▶ **WORK TO BE COMPLETED**
Repeat the material below exactly, line for line.

▶ **SUPPLIED DATA**
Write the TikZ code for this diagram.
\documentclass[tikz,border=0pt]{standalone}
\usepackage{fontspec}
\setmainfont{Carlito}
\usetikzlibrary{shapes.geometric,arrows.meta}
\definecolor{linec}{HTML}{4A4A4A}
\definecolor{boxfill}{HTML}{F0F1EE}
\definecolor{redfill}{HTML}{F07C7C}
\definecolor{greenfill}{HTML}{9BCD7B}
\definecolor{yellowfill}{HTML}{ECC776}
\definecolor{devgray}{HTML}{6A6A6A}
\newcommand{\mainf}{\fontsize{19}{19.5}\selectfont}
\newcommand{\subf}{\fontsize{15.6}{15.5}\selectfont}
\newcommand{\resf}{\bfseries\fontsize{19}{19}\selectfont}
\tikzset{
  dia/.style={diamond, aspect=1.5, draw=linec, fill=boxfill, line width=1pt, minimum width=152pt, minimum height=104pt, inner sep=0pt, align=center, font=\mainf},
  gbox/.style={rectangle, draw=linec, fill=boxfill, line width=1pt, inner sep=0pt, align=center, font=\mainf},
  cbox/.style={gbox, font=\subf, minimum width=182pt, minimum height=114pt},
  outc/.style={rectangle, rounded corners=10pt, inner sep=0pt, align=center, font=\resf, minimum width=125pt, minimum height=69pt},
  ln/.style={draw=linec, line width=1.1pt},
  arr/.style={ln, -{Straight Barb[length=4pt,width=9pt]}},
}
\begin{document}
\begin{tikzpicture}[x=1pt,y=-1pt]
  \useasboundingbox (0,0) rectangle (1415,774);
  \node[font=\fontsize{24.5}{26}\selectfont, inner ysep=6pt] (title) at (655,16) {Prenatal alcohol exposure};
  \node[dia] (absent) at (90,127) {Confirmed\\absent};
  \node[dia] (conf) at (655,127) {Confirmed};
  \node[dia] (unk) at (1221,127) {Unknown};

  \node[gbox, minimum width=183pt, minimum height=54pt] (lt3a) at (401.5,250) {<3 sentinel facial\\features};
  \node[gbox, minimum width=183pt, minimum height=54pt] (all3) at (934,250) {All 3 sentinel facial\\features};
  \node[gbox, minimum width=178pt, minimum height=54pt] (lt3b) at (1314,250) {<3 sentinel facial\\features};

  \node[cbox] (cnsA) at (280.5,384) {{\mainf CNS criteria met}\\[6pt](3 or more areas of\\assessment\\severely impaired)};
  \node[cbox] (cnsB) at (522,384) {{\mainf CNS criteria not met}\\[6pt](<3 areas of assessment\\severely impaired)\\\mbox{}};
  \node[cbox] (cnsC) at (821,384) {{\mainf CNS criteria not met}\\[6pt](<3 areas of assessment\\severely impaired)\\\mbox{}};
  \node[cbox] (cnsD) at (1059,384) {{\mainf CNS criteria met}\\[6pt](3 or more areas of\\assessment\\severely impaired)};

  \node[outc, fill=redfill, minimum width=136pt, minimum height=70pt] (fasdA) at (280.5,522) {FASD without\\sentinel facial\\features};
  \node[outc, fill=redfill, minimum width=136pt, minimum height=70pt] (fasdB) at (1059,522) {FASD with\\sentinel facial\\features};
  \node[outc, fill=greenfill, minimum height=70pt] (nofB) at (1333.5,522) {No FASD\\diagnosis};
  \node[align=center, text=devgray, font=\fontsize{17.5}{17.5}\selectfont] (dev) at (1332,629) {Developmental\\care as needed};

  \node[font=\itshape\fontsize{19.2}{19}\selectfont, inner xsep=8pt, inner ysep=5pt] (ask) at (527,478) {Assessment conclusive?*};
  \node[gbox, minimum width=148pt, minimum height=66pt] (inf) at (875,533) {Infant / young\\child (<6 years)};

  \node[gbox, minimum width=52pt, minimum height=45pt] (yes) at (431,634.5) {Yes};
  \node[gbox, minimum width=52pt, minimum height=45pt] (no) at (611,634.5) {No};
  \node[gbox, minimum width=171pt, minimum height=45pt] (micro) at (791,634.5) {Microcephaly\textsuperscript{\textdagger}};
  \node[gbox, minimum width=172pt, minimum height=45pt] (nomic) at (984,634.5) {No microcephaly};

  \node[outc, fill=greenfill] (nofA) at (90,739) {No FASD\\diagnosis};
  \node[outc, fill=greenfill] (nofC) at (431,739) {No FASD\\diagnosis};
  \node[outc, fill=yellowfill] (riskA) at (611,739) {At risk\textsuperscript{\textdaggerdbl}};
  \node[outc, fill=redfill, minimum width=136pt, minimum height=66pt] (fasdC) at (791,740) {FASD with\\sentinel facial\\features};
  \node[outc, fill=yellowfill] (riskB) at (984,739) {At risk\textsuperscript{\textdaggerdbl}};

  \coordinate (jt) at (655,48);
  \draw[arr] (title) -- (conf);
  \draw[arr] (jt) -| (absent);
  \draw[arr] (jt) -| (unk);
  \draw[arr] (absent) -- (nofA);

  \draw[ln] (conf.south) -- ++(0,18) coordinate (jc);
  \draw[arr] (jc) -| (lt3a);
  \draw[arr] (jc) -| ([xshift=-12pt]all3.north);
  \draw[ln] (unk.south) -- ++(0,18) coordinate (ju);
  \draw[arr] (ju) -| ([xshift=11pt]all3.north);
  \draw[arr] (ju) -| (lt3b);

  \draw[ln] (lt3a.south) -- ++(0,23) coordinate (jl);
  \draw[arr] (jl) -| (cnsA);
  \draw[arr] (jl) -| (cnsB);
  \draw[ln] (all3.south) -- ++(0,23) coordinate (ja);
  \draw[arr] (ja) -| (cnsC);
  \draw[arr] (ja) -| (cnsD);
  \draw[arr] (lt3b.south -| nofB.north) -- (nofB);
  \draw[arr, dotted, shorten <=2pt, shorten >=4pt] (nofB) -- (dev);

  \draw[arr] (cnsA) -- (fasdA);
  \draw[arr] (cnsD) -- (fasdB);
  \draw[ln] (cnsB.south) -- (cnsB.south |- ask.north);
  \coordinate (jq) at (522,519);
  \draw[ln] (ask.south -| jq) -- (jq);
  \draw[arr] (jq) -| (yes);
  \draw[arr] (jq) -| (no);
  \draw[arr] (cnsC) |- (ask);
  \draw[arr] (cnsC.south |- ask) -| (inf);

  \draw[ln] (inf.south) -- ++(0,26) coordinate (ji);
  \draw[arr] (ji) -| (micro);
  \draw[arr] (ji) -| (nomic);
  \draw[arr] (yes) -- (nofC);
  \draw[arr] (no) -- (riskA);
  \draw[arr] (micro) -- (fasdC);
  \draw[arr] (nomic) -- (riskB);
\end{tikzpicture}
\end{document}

▶ **ANSWER TO THE PROBLEM**
Write the TikZ code for this diagram.
\documentclass[tikz,border=0pt]{standalone}
\usepackage{fontspec}
\setmainfont{Carlito}
\usetikzlibrary{shapes.geometric,arrows.meta}
\definecolor{linec}{HTML}{4A4A4A}
\definecolor{boxfill}{HTML}{F0F1EE}
\definecolor{redfill}{HTML}{F07C7C}
\definecolor{greenfill}{HTML}{9BCD7B}
\definecolor{yellowfill}{HTML}{ECC776}
\definecolor{devgray}{HTML}{6A6A6A}
\newcommand{\mainf}{\fontsize{19}{19.5}\selectfont}
\newcommand{\subf}{\fontsize{15.6}{15.5}\selectfont}
\newcommand{\resf}{\bfseries\fontsize{19}{19}\selectfont}
\tikzset{
  dia/.style={diamond, aspect=1.5, draw=linec, fill=boxfill, line width=1pt, minimum width=152pt, minimum height=104pt, inner sep=0pt, align=center, font=\mainf},
  gbox/.style={rectangle, draw=linec, fill=boxfill, line width=1pt, inner sep=0pt, align=center, font=\mainf},
  cbox/.style={gbox, font=\subf, minimum width=182pt, minimum height=114pt},
  outc/.style={rectangle, rounded corners=10pt, inner sep=0pt, align=center, font=\resf, minimum width=125pt, minimum height=69pt},
  ln/.style={draw=linec, line width=1.1pt},
  arr/.style={ln, -{Straight Barb[length=4pt,width=9pt]}},
}
\begin{document}
\begin{tikzpicture}[x=1pt,y=-1pt]
  \useasboundingbox (0,0) rectangle (1415,774);
  \node[font=\fontsize{24.5}{26}\selectfont, inner ysep=6pt] (title) at (655,16) {Prenatal alcohol exposure};
  \node[dia] (absent) at (90,127) {Confirmed\\absent};
  \node[dia] (conf) at (655,127) {Confirmed};
  \node[dia] (unk) at (1221,127) {Unknown};

  \node[gbox, minimum width=183pt, minimum height=54pt] (lt3a) at (401.5,250) {<3 sentinel facial\\features};
  \node[gbox, minimum width=183pt, minimum height=54pt] (all3) at (934,250) {All 3 sentinel facial\\features};
  \node[gbox, minimum width=178pt, minimum height=54pt] (lt3b) at (1314,250) {<3 sentinel facial\\features};

  \node[cbox] (cnsA) at (280.5,384) {{\mainf CNS criteria met}\\[6pt](3 or more areas of\\assessment\\severely impaired)};
  \node[cbox] (cnsB) at (522,384) {{\mainf CNS criteria not met}\\[6pt](<3 areas of assessment\\severely impaired)\\\mbox{}};
  \node[cbox] (cnsC) at (821,384) {{\mainf CNS criteria not met}\\[6pt](<3 areas of assessment\\severely impaired)\\\mbox{}};
  \node[cbox] (cnsD) at (1059,384) {{\mainf CNS criteria met}\\[6pt](3 or more areas of\\assessment\\severely impaired)};

  \node[outc, fill=redfill, minimum width=136pt, minimum height=70pt] (fasdA) at (280.5,522) {FASD without\\sentinel facial\\features};
  \node[outc, fill=redfill, minimum width=136pt, minimum height=70pt] (fasdB) at (1059,522) {FASD with\\sentinel facial\\features};
  \node[outc, fill=greenfill, minimum height=70pt] (nofB) at (1333.5,522) {No FASD\\diagnosis};
  \node[align=center, text=devgray, font=\fontsize{17.5}{17.5}\selectfont] (dev) at (1332,629) {Developmental\\care as needed};

  \node[font=\itshape\fontsize{19.2}{19}\selectfont, inner xsep=8pt, inner ysep=5pt] (ask) at (527,478) {Assessment conclusive?*};
  \node[gbox, minimum width=148pt, minimum height=66pt] (inf) at (875,533) {Infant / young\\child (<6 years)};

  \node[gbox, minimum width=52pt, minimum height=45pt] (yes) at (431,634.5) {Yes};
  \node[gbox, minimum width=52pt, minimum height=45pt] (no) at (611,634.5) {No};
  \node[gbox, minimum width=171pt, minimum height=45pt] (micro) at (791,634.5) {Microcephaly\textsuperscript{\textdagger}};
  \node[gbox, minimum width=172pt, minimum height=45pt] (nomic) at (984,634.5) {No microcephaly};

  \node[outc, fill=greenfill] (nofA) at (90,739) {No FASD\\diagnosis};
  \node[outc, fill=greenfill] (nofC) at (431,739) {No FASD\\diagnosis};
  \node[outc, fill=yellowfill] (riskA) at (611,739) {At risk\textsuperscript{\textdaggerdbl}};
  \node[outc, fill=redfill, minimum width=136pt, minimum height=66pt] (fasdC) at (791,740) {FASD with\\sentinel facial\\features};
  \node[outc, fill=yellowfill] (riskB) at (984,739) {At risk\textsuperscript{\textdaggerdbl}};

  \coordinate (jt) at (655,48);
  \draw[arr] (title) -- (conf);
  \draw[arr] (jt) -| (absent);
  \draw[arr] (jt) -| (unk);
  \draw[arr] (absent) -- (nofA);

  \draw[ln] (conf.south) -- ++(0,18) coordinate (jc);
  \draw[arr] (jc) -| (lt3a);
  \draw[arr] (jc) -| ([xshift=-12pt]all3.north);
  \draw[ln] (unk.south) -- ++(0,18) coordinate (ju);
  \draw[arr] (ju) -| ([xshift=11pt]all3.north);
  \draw[arr] (ju) -| (lt3b);

  \draw[ln] (lt3a.south) -- ++(0,23) coordinate (jl);
  \draw[arr] (jl) -| (cnsA);
  \draw[arr] (jl) -| (cnsB);
  \draw[ln] (all3.south) -- ++(0,23) coordinate (ja);
  \draw[arr] (ja) -| (cnsC);
  \draw[arr] (ja) -| (cnsD);
  \draw[arr] (lt3b.south -| nofB.north) -- (nofB);
  \draw[arr, dotted, shorten <=2pt, shorten >=4pt] (nofB) -- (dev);

  \draw[arr] (cnsA) -- (fasdA);
  \draw[arr] (cnsD) -- (fasdB);
  \draw[ln] (cnsB.south) -- (cnsB.south |- ask.north);
  \coordinate (jq) at (522,519);
  \draw[ln] (ask.south -| jq) -- (jq);
  \draw[arr] (jq) -| (yes);
  \draw[arr] (jq) -| (no);
  \draw[arr] (cnsC) |- (ask);
  \draw[arr] (cnsC.south |- ask) -| (inf);

  \draw[ln] (inf.south) -- ++(0,26) coordinate (ji);
  \draw[arr] (ji) -| (micro);
  \draw[arr] (ji) -| (nomic);
  \draw[arr] (yes) -- (nofC);
  \draw[arr] (no) -- (riskA);
  \draw[arr] (micro) -- (fasdC);
  \draw[arr] (nomic) -- (riskB);
\end{tikzpicture}
\end{document}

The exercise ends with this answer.